The European Parliament has no saying in what laws it votes. The European Commission draft those, and the Parliament can at best rectify or reject them.
The Parliament can ask the Commission to table a specific law though. And it can dismiss the commission at will.

So it doesn't have de-jure legislative powers, but de-facto it does.

> Commission to table a specific law though

Just for the folks on the West side of the Pond, pretty much means to drop the bill. "To table" is so weird.

No, "to table" in terms of (EU) parliamentary procedure means to begin the consideration, it's the US that uses "to table" to mean dismiss[1].

[1]: https://en.wikipedia.org/wiki/Table_(parliamentary_procedure...

Very strange, the US usage seems to be like what we would use “to shelve” for (as in take it off the table and put it on the shelf to forget about), at least in Australia and the UK.
As if the English language was not complex enough :D
Sorry for the confusion, I'm not a native speaker (although I live in UK).
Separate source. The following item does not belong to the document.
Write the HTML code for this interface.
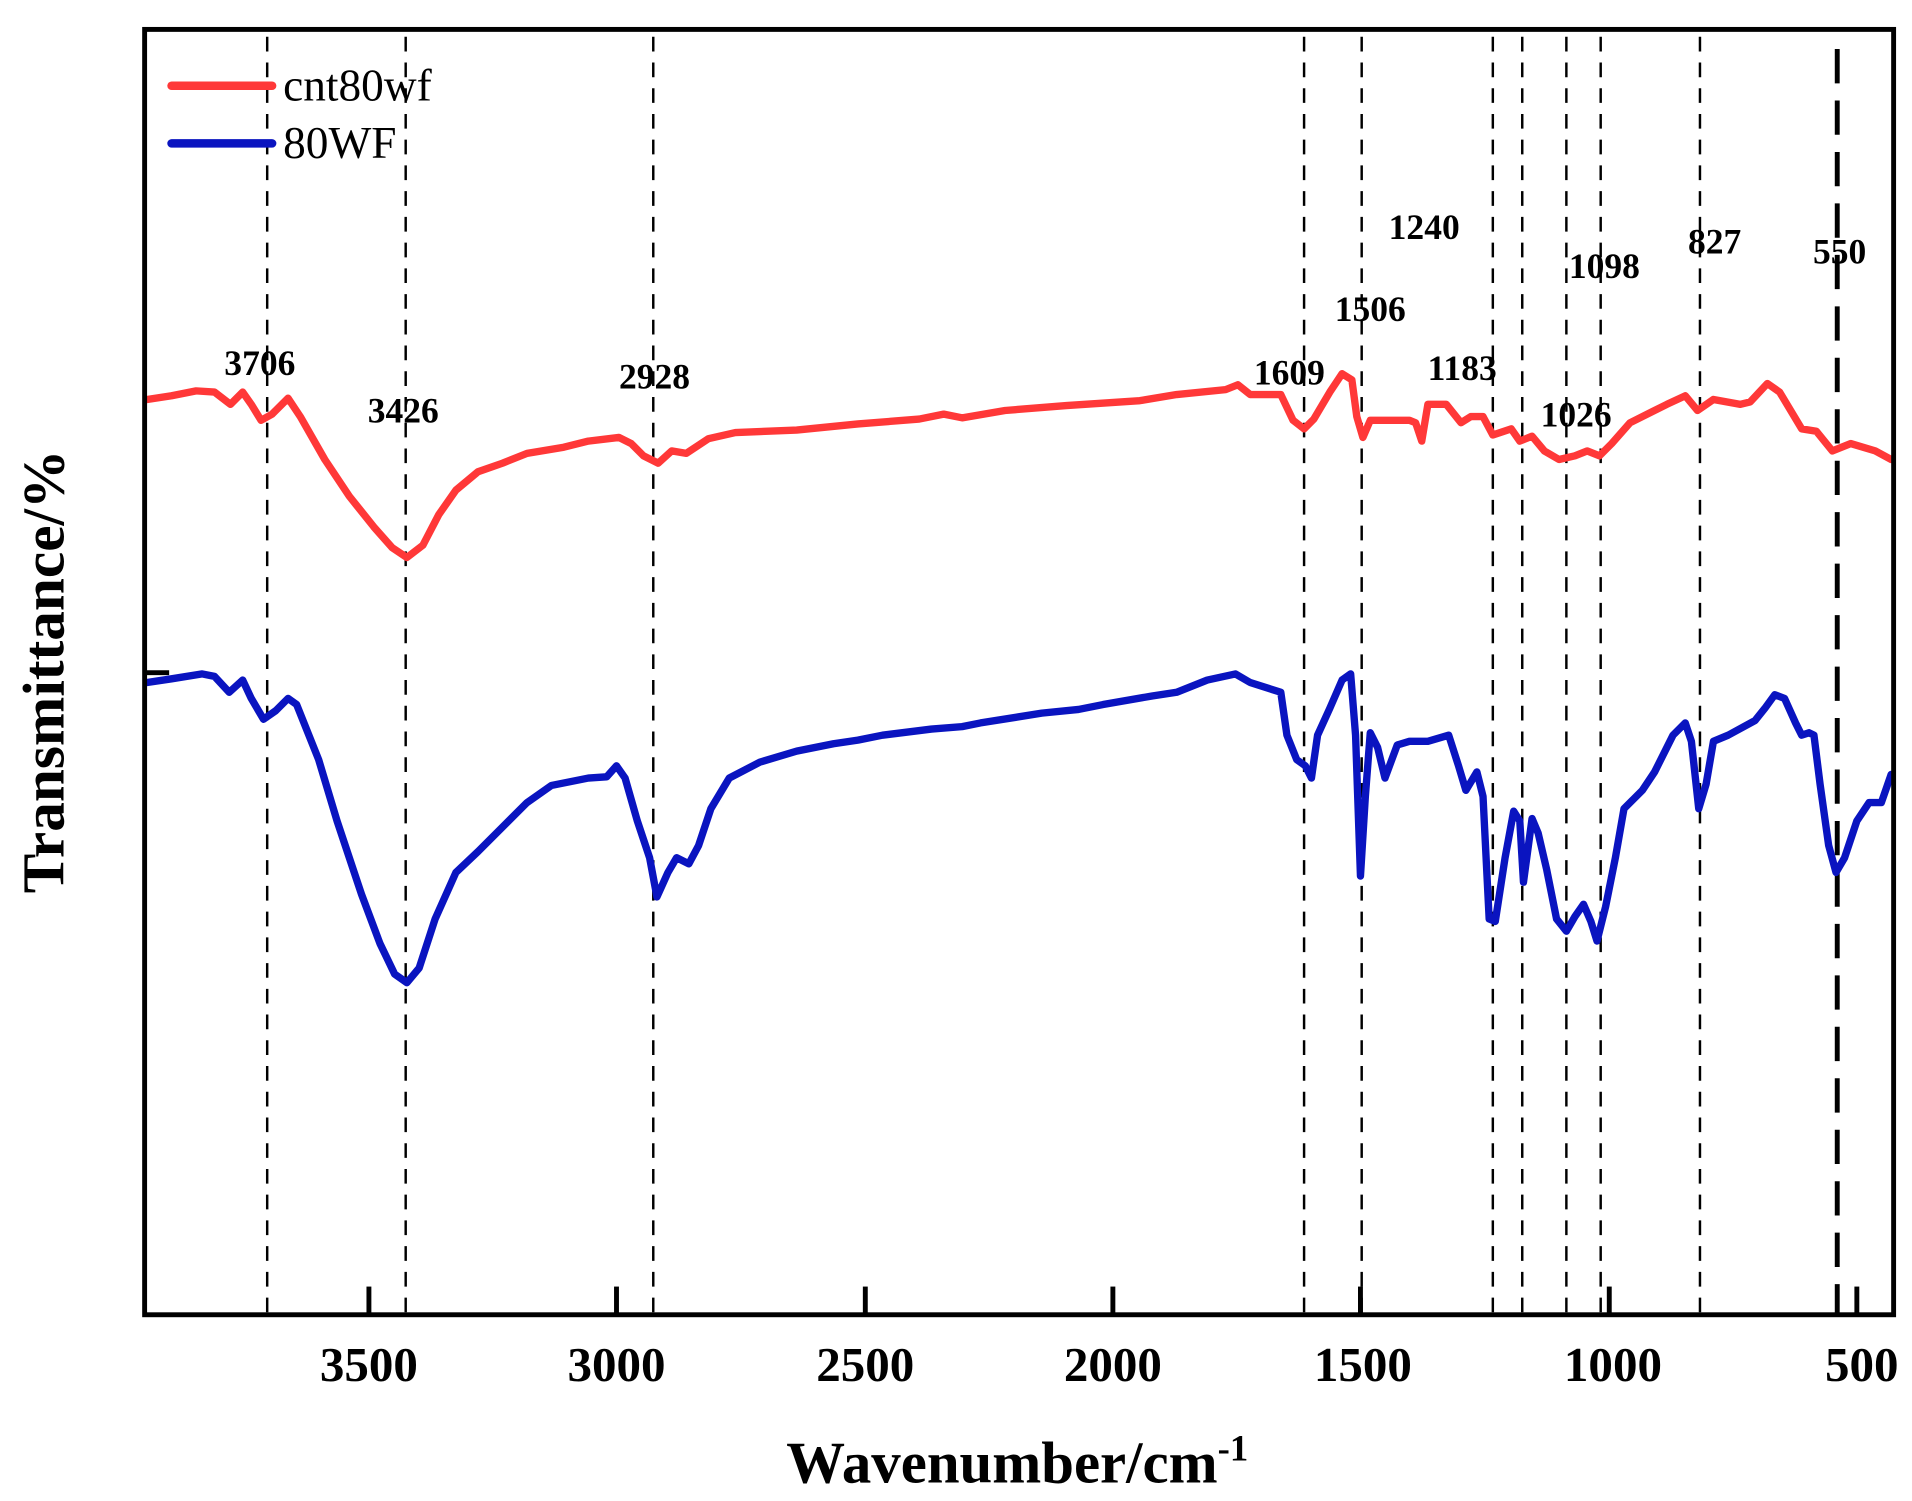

I meant that the parliament can ask the commission to present a specific law for discussion.

Of course the parliament doesn't need to ask the commission to drop a law, it can simply vote against it.

Yes, and the sad reality is that even if each one of these absurd legislative proposals has only a 1% chance of passing, sooner or later they will. That’s just math / probability theory. We have to find some way of reducing the inflow.
... Wait, no, that's not how it works. The commission (broadly representing the will of the member states) proposes laws, the parliament (broadly representing the will of the people of the member states) votes on them. It's perfectly plausible that these remain permanently out of whack.

I think you see this dynamic in action more with the commission vs EU parliament dynamic than you do with national government vs national parliament because in many countries there are, in practice, consequences to the government losing a vote in parliament, so governments will generally mostly restrict themselves to bills that they think they can win. There are no such consequences in the EU system, so you see a lot of this.